Dra. Carla Liane N. Dos Santos
Vice-Reitora – UNEB
Uma notícia atroz percorreu os noticiários e redes sociais no dia de hoje dando conta de um ato de violência extrema que tirara a vida de mais uma mulher negra na Bahia. Esta jovem, porém, era muito próxima de nós, graduada do curso de Pedagogia, do Departamento de Educação I, da UNEB. Muitos exclamaram tomados pela surpresa: “Será verdade?”, “Ela era minha aluna”, “Colou grau recentemente”… As manifestações de professores e colegas eram de tristeza, dor, saudade, revolta, impotência.
Movida por um sentimento de indignação e, ao mesmo tempo, solidariedade com os amigos e familiares de Helem Moreira tomei a decisão de escrever este texto. Acredito que há indignações tão profundas que precisam ser expressas de forma a fazer ecoar nossa voz, como um grito de alerta contra o que chamo de supremo desrespeito ao direito humano à vida.
A violência contra a mulher é um fato social no sentido sociológico do termo. De acordo com a ONU, em todo o mundo, uma a cada três mulheres já foi vítima de algum tipo de abuso, espancada, violentada ou assassinada. O ato, geralmente é praticado por companheiros ou ex-companheiros que fazem uso da força para manter ou reforçar o seu poder sobre elas.
A partir da perspectiva de gênero compreendo que esse tipo de violência tem uma singularidade que o diferencia de outros tantos; ocorre em sociedades com características patriarcais como a brasileira e, a despeito de todos os avanços da nossa democracia, tem como mote uma relação hierárquica pautada no entendimento de que a mulher é desigual e subalterna (frágil, pouco racional, incapaz de exercer liderança, necessita de comando) em relação ao homem. Daí o desenvolvimento de mecanismos de controle tanto físico, quanto ideológico sobre a vida – publica e privada – da mulher. A agressão física é a exacerbação desse quadro.
Do ponto de vista da instituição universitária é preciso combater veementemente o discurso da subalternidade feminina e os atos que atentam diariamente contra as mulheres todos os dias.

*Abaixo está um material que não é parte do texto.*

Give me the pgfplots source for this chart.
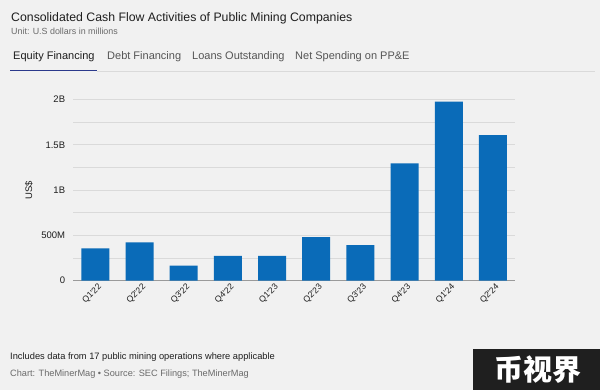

Na própria UNEB, casos de violência contra docentes e estudantes vêm ocorrendo frequentemente e necessitam ser energicamente combatidos; os processos devem ter a devida celeridade, os culpados tem que ser punidos, de forma a criar condições políticas, culturais e até históricas de reconhecimento da legitimidade e gravidade da questão. Toda forma de violência de gênero precisa ser coibida, punida, extinta.
Urge criar um coletivo na UNEB – que nomearia Helem Moreira – para atender mulheres da comunidade acadêmica em situação de violência, ampliando o espaço de diálogo tão necessário e propondo encaminhamentos.
Aqui lembro Lacan em uma célebre frase “Sei o que eu digo, só não sei o que o outro escuta”. Muitas vezes, ouvimos, mas não escutamos, não percebemos a gravidade de alguns relatos, pois estamos culturalmente habituados a entender aquilo como “coisa de mulher mimada”, ou que “em briga de marido e mulher não se mete a colher”. Perpetuamos valores dominantes, reproduzimos o discurso da subalternidade e contribuímos para a violência continuar à sombra, invisível, como fenômeno natural e normal. Estejamos alerta!
Finalizo esta breve reflexão com um trecho do poema de Dora Incontri que dedico a todas as mulheres, em especial e respeitosamente a Helem Moreira (in memorian) pela sua vida e pela sua luta, um exemplo para nós.
(…) Ó terna guerreira, eterna na lida/ não mais quero à beira, calada, escondida. Não mais acuada./ Homens, sois filhos, sois pais, sois irmãos/ Por que não limpais, Enfim vossas mãos?/ Por que não partilhais, iguais condições? / Por que não espalhais, honestos corações! Mulheres, não rompamos, nossas mãos unidas/ E sempre as estendamos/ Às irmãs mais feridas! /Homens e mulheres/ Um mundo mais igual/ O respeito natural/ E a liberdade afinal!